Furthermore, controlled fire can be used for site preparation when mechanized treatments are not possible because of terrain that prevents equipment access. Species variation and competition can drastically increase a few years after fuel treatments because of the increase in soil nutrients and availability of space and sunlight.
Many trees depend on fire as a way to clear out other plant species and release their seeds. The giant sequoia, among other fire-adapted conifer species, depends on fire to reproduce. The cones are pyriscent so they will only open after exposure to a certain temperature. This reduces competition for the giant sequoia seedlings because the fire has cleared non-fire-adapted, competing species. Pyriscent species benefit from moderate-intensity fires in older stands; however, climate change is causing more frequent high intensity fires in North America. Controlled burns can manage the fire cycle and the intensity of regenerate fires in forests with pyriscent species like the boreal forest in Canada.
Eucalyptus regnans or mountain ash of Australia also shows a unique evolution with fire, quickly replacing damaged buds or stems in the case of danger. They also carry their seeds in capsules which can be deposited at any time of the year . During a wildfire, the capsules drop nearly all of their seeds and the fire consumes the eucalypt adults, but most of the seeds survive using the ash as a source of nutrients. At their rate of growth, they quickly dominate the land and a new, like-aged eucalyptus forest grows. Other tree species like poplar can easily regenerate after a fire into a like-aged stand from a vast root system that is protected from fires because it is underground.
Grassland restoration
Native grassland species in North America and Australia are adapted to survive occasional low intensity fires. Controlled burns in prairie ecosystems mimic low intensity fires that shift the composition of plants from non-native species to native species. These controlled burns occur during the early spring before native plants begin actively growing, when soil moisture is higher and when the fuel load on the ground is low to ensure that the controlled burn remains low intensity.
Wildfire management
Controlled burns reduce the amount of understory fuel so when a wildfire enters the area, a controlled burn site can reduce the intensity of the fire or prevent the fire from crossing the area entirely.]]
Agriculture
In the developing world, the use of controlled burns in agriculture is often referred to as slash and burn. In industrialized nations, it is seen as one component of shifting cultivation, as a part of field preparation for planting. Often called field burning, this technique is used to clear the land of any existing crop residue as well as kill weeds and weed seeds.
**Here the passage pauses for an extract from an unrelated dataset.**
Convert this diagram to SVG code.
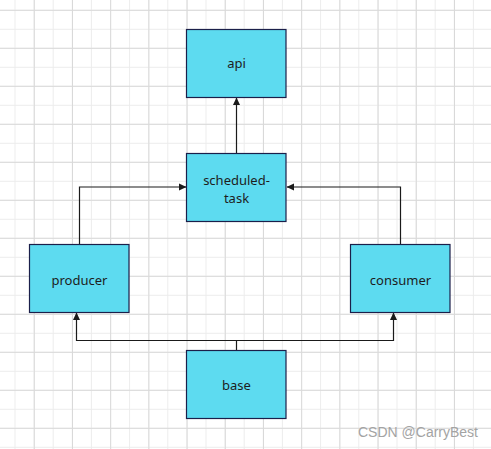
<svg xmlns="http://www.w3.org/2000/svg" width="491" height="449" viewBox="0 0 491 449">
<style>
.node{fill:#5ddbf0;stroke:#1b1f4a;stroke-width:1.2}
.lbl{font-family:"Noto Sans","Open Sans",sans-serif;font-size:13px;fill:#1d1d1d;text-anchor:middle}
.edge{fill:none;stroke:#1a1a1a;stroke-width:1.2}
.wm{font-family:"Liberation Sans",Arial,sans-serif;font-size:14px;fill:#a3a3a3}
</style>
<defs>
<pattern id="minor" patternUnits="userSpaceOnUse" x="14.5" y="9.8" width="19.1" height="19">
<path d="M0.5 0V19M0 0.5H19.1" stroke="#ececec" stroke-width="1" fill="none"/>
</pattern>
<pattern id="major" patternUnits="userSpaceOnUse" x="33.8" y="9.8" width="38.2" height="38">
<path d="M0.5 0V38M0 0.5H38.2" stroke="#d9d9d9" stroke-width="1" fill="none"/>
</pattern>
<marker id="arr" markerWidth="8" markerHeight="8" refX="7" refY="4" orient="auto" markerUnits="userSpaceOnUse">
<path d="M0 0.5L7.5 4L0 7.5Z" fill="#1a1a1a"/>
</marker>
</defs>
<rect width="491" height="449" fill="#ffffff"/>
<rect width="491" height="449" fill="url(#minor)"/>
<rect width="491" height="449" fill="url(#major)"/>
<g id="connectors">
<path class="edge" d="M236.5 153V98" marker-end="url(#arr)"/>
<path class="edge" d="M79.5 244V187H186" marker-end="url(#arr)"/>
<path class="edge" d="M400.5 244V187H287" marker-end="url(#arr)"/>
<path class="edge" d="M236.5 350V340.5H76.5V313" marker-end="url(#arr)"/>
<path class="edge" d="M236.5 340.5H393.5V313" marker-end="url(#arr)"/>
</g>
<g id="api">
<rect class="node" x="186.5" y="29.5" width="99.5" height="68"/>
<text class="lbl" x="236.5" y="68">api</text>
</g>
<g id="scheduled-task">
<rect class="node" x="186.5" y="153.5" width="99.5" height="68"/>
<text class="lbl" x="236.5" y="184.5">scheduled-</text>
<text class="lbl" x="236.5" y="203">task</text>
</g>
<g id="producer">
<rect class="node" x="29.5" y="244.5" width="99.5" height="68"/>
<text class="lbl" x="79.5" y="284.5">producer</text>
</g>
<g id="consumer">
<rect class="node" x="350.5" y="244.5" width="99.5" height="68"/>
<text class="lbl" x="400.5" y="284.5">consumer</text>
</g>
<g id="base">
<rect class="node" x="186.5" y="350.5" width="99.5" height="68"/>
<text class="lbl" x="236.5" y="389.5">base</text>
</g>
<text class="wm" x="358" y="437">CSDN @CarryBest</text>
</svg>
Field burning is less expensive than most other methods such as herbicides or tillage, but because it produces smoke and other fire-related pollutants, its use is not popular in agricultural areas bounded by residential housing.
Prescribed fires are broadly used in the context of woody plant encroachment, with the aim of improving the balance of woody plants and grasses in shrublands and grasslands.
In Northern-India, especially in Punjab, Haryana, and Uttar Pradesh, unregulated burning of agricultural waste is a major problem. Smoke from these fires leads to degradation in environmental quality in these states and the surrounded area.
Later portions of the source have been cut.